Though the movie runs two hours and forty-one minutes, it doesn’t indicate what was going on in the postwar period—the resentment that the black boppers felt toward the white musicians who had been ripping them off, along with the agents and record companies and radio stations. (The boppers believed that their “difficult,” far-out music would defeat imitators.) And though you’re taken inside recreations of the Fifty-second Street clubs and of Birdland on Broadway, you don’t get the bop elation, or the heightened awareness of sex which the black and white intermingling brought about, or any hint of the beginnings of the movement among black jazzmen to drop Christianity (as the white man’s religion) and take Muslim names.
Forest Whitaker’s Bird trudges off to his gigs around the country like a jazz version of Willy Loman; he’s always fouling up—boozing and doping and smashing things. When his common-law wife Chan (Diane Venora) tells the doctor who wants to give him electroshock that he’s a very special, creative person, it’s the jazz equivalent of “Attention must be paid.” The script sinks to the level of attempting to explain Parker’s addiction as his way of soothing the pain of his ulcer. (He uses heroin instead of Gelusil.) From moment to moment, Whitaker’s performance is richly felt; he’s always believable, and, with his heavy hunched shoulders, he often looks like the photographs of Charlie Parker (especially in Parker’s last years). Leonard Feather, who knew Parker, says in the August Jazz-Times that five minutes into the picture he forgot he was watching an actor. Yet Whitaker—maybe it’s because of the way he was directed—comes across as just a genial big blob of a fellow who can’t get his life together. And since this overgrown kid doesn’t suggest Parker’s glow you don’t understand why so many women find him a turn-on.
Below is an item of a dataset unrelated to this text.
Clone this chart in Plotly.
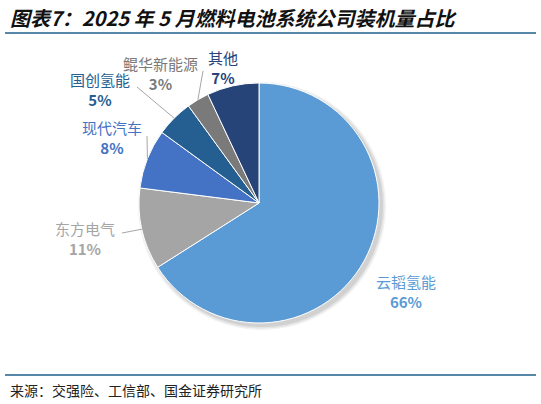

Diane Venora brings an experimental, stagy tingle to Chan’s scenes—she gets something going. It’s almost incidental that she manages to resemble Chan Parker (who appears in Celebrating Bird, the 1987 video documentary co-directed by Giddins and Kendrick Simmons). It’s her mastering Chan’s low voice that’s the key to her performance. The voice is very controlled and self-dramatizing and slightly abrasive. (She sounds a little like Ida Lupino doing a good-bad bitch.) And you feel, of course, this is exactly the kind of passionate and intelligent jazz-struck girl who’d get involved with a suicidal, sponging genius-martyr like Charlie Parker. Some of Whitaker’s scenes with Venora have a pricklish originality even when they’re loaded with too much meaning. And a few of his scenes with Michael Zelniker as Red Rodney, the white trumpeter who toured the South with Parker, have something comic and unresolved in them—Parker shows a streak of “just kidding” sadism toward him. As actors, Zelniker and Whitaker play off each other in a way that Sam Wright (as Diz) and Whitaker don’t. (The dialogue Diz has been given can put you in a dull funk.) In general, the scenes between blacks don’t achieve any kind of intimacy. But then some of Parker’s scenes with whites are fairly awkward, too, and, except for Chan, the white women who are attracted to him are photographed like blond Nazi vampires.
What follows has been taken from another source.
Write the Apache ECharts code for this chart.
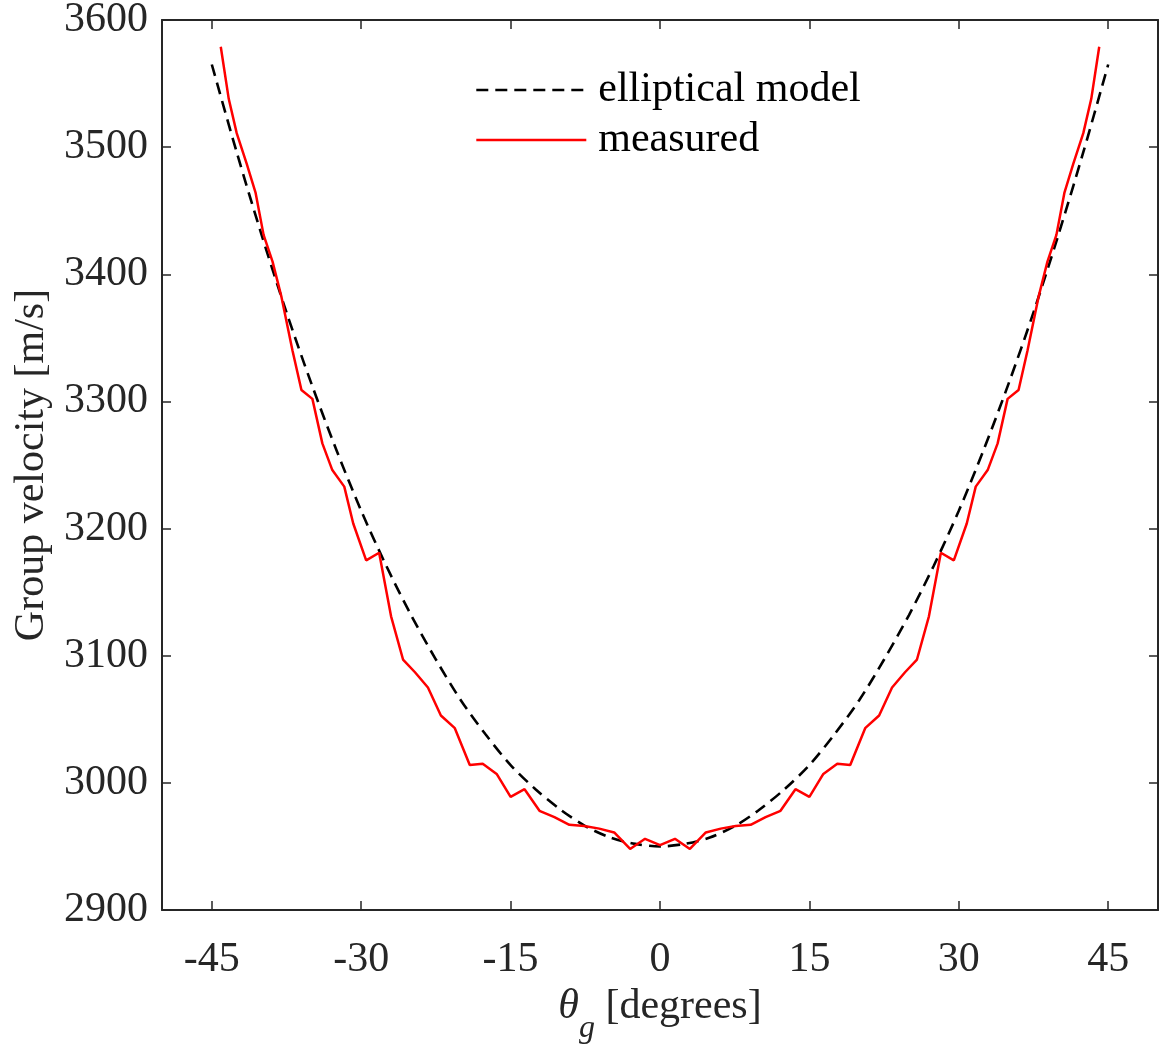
<!DOCTYPE html>
<html>
<head>
<meta charset="utf-8">
<script src="https://cdn.jsdelivr.net/npm/echarts@6/dist/echarts.min.js"></script>
<style>
html,body{margin:0;padding:0;background:#fff;}
#chart{width:1159px;height:1046px;}
</style>
</head>
<body>
<div id="chart"></div>
<script>
// Elliptical model (dashed)
const ellipAngle = [-45,-42.5,-40,-37.5,-35,-32.5,-30,-27.5,-25,-22.5,-20,-17.5,-15,-12.5,-10,-7.5,-5,-2.5,0,2.5,5,7.5,10,12.5,15,17.5,20,22.5,25,27.5,30,32.5,35,37.5,40,42.5,45];
const ellipVel = [3565,3496,3431,3370,3314,3262,3214,3171,3132,3097,3065,3038,3014,2995,2979,2966,2957,2952,2950,2952,2957,2966,2979,2995,3014,3038,3065,3097,3132,3171,3214,3262,3314,3370,3431,3496,3565];

// Measured (red)
const measAngle = [-44.1,-43.3,-42.5,-41.5,-40.6,-39.8,-38.9,-38.0,-36.9,-36.0,-34.9,-33.9,-32.9,-31.7,-30.8,-29.5,-28.2,-27.0,-25.8,-24.6,-23.3,-22.0,-20.6,-19.1,-17.8,-16.4,-15.0,-13.6,-12.1,-10.6,-9.1,-7.6,-6.1,-4.6,-3.0,-1.5,0,
  1.5,3.0,4.6,6.1,7.6,9.1,10.6,12.1,13.6,15.0,16.4,17.8,19.1,20.6,22.0,23.3,24.6,25.8,27.0,28.2,29.5,30.8,31.7,32.9,33.9,34.9,36.0,36.9,38.0,38.9,39.8,40.6,41.5,42.5,43.3,44.1];
const measVel = [3579,3538,3511,3487,3464,3431,3410,3382,3340,3309,3302,3267,3246,3233,3204,3175,3181,3131,3097,3087,3075,3053,3043,3014,3015,3007,2989,2995,2978,2973,2967,2966,2964,2961,2948,2956,2951,
  2956,2948,2961,2964,2966,2967,2973,2978,2995,2989,3007,3015,3014,3043,3053,3075,3087,3097,3131,3181,3175,3204,3233,3246,3267,3302,3309,3340,3382,3410,3431,3464,3487,3511,3538,3579];

const xTicks = [-45,-30,-15,0,15,30,45];
const seriesNames = ['elliptical model','measured'];

const FONT = 'Liberation Serif';
const AX = '#262626';

const chart = echarts.init(document.getElementById('chart'), null, {renderer:'canvas'});

const commonX = {
  type:'value', min:-50, max:50,
  axisLine:{show:true, onZero:false, lineStyle:{color:AX, width:2}},
  axisTick:{show:true, inside:true, length:9, customValues:xTicks, lineStyle:{color:AX, width:1.5}},
  splitLine:{show:false}
};
const commonY = {
  type:'value', min:2900, max:3600, interval:100,
  axisLine:{show:true, onZero:false, lineStyle:{color:AX, width:2}},
  axisTick:{show:true, inside:true, length:9, lineStyle:{color:AX, width:1.5}},
  splitLine:{show:false}
};

const option = {
  backgroundColor:'#ffffff',
  animation:false,
  grid:{left:162, right:1, top:20, bottom:136, containLabel:false, outerBoundsMode:'none'},
  legend:{
    show:true, orient:'vertical', left:470, top:64,
    itemWidth:110, itemHeight:14, itemGap:8,
    itemStyle:{opacity:0},
    lineStyle:{width:2.6},
    data:seriesNames,
    textStyle:{fontFamily:FONT, fontSize:42, color:'#000', lineHeight:42, padding:[0,0,0,7]}
  },
  xAxis:[
    Object.assign({}, commonX, {
      position:'bottom',
      axisLabel:{show:true, customValues:xTicks, margin:29, fontFamily:FONT, fontSize:42, color:AX},
      name:'{t|θ}{s|g}{n| [degrees]}',
      nameLocation:'middle', nameGap:55,
      nameTextStyle:{
        fontFamily:FONT, color:AX,
        rich:{
          t:{fontFamily:FONT, fontStyle:'italic', fontSize:42, color:AX},
          s:{fontFamily:FONT, fontStyle:'italic', fontSize:32, padding:[44,0,0,0], color:AX},
          n:{fontFamily:FONT, fontSize:42, color:AX}
        }
      }
    }),
    Object.assign({}, commonX, {position:'top', axisLabel:{show:false}})
  ],
  yAxis:[
    Object.assign({}, commonY, {
      position:'left',
      axisLabel:{show:true, margin:14, fontFamily:FONT, fontSize:42, color:AX, formatter:(v)=>String(v)},
      name:'Group velocity [m/s]', nameLocation:'middle', nameGap:88,
      nameTextStyle:{fontFamily:FONT, fontSize:42, color:AX}
    }),
    Object.assign({}, commonY, {position:'right', axisLabel:{show:false}})
  ],
  series:[
    {
      name:seriesNames[0], type:'line', xAxisIndex:0, yAxisIndex:0,
      data:ellipAngle.map((a,i)=>[a, ellipVel[i]]),
      showSymbol:false, symbol:'none', smooth:0.3,
      lineStyle:{color:'#000', width:2.6, type:[12,7]},
      itemStyle:{color:'#000'}, z:2
    },
    {
      name:seriesNames[1], type:'line', xAxisIndex:0, yAxisIndex:0,
      data:measAngle.map((a,i)=>[a, measVel[i]]),
      showSymbol:false, symbol:'none',
      lineStyle:{color:'#ff0000', width:2.5},
      itemStyle:{color:'#ff0000'}, z:3
    }
  ]
};
chart.setOption(option);
</script>
</body>
</html>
In a late-night scene near the beginning, Charlie Parker and Chan run into the room when they hear their sick baby crying, and proceed to stand over the crib quarrelling. Neither one tends to the infant; the crying just disappears from the soundtrack. (Ramshackle scenes like this one are part of what the Times respectfully refers to as “the Eastwood oeuvre.”) It’s true that Eastwood has taken pains with Charlie Parker’s music. Unreleased tapes as well as studio recording were processed by Lennie Niehaus: in some cases, he eliminated the backup men and recorded new arrangements in stereo, retaining Parker’s solos. (All this is said to have been necessary because of the poor quality of the originals.) The effect is lovely and pure, but too much like listening to classics; the combos don’t really sound like combos. And, the way the numbers are scattered through the movie, the music doesn’t build the edgy excitement that drew people to jazz clubs. Why, then, are jazz critics, and most of the movie press, too, praising the movie? I think they’re impressed by the care and affection that Eastwood put into producing facsimiles of the bebop people and places and events. And jazz critics like to see jazz solemnized—that confers dignity on them. (Of course, stardom is sexy, and they, like the movie press, love having a reason to interview a big men’s-action star with an oeuvre.) And—maybe the capper—when a man who isn’t an artist makes an art film it’s just what they expect art to be: earnest and lifeless.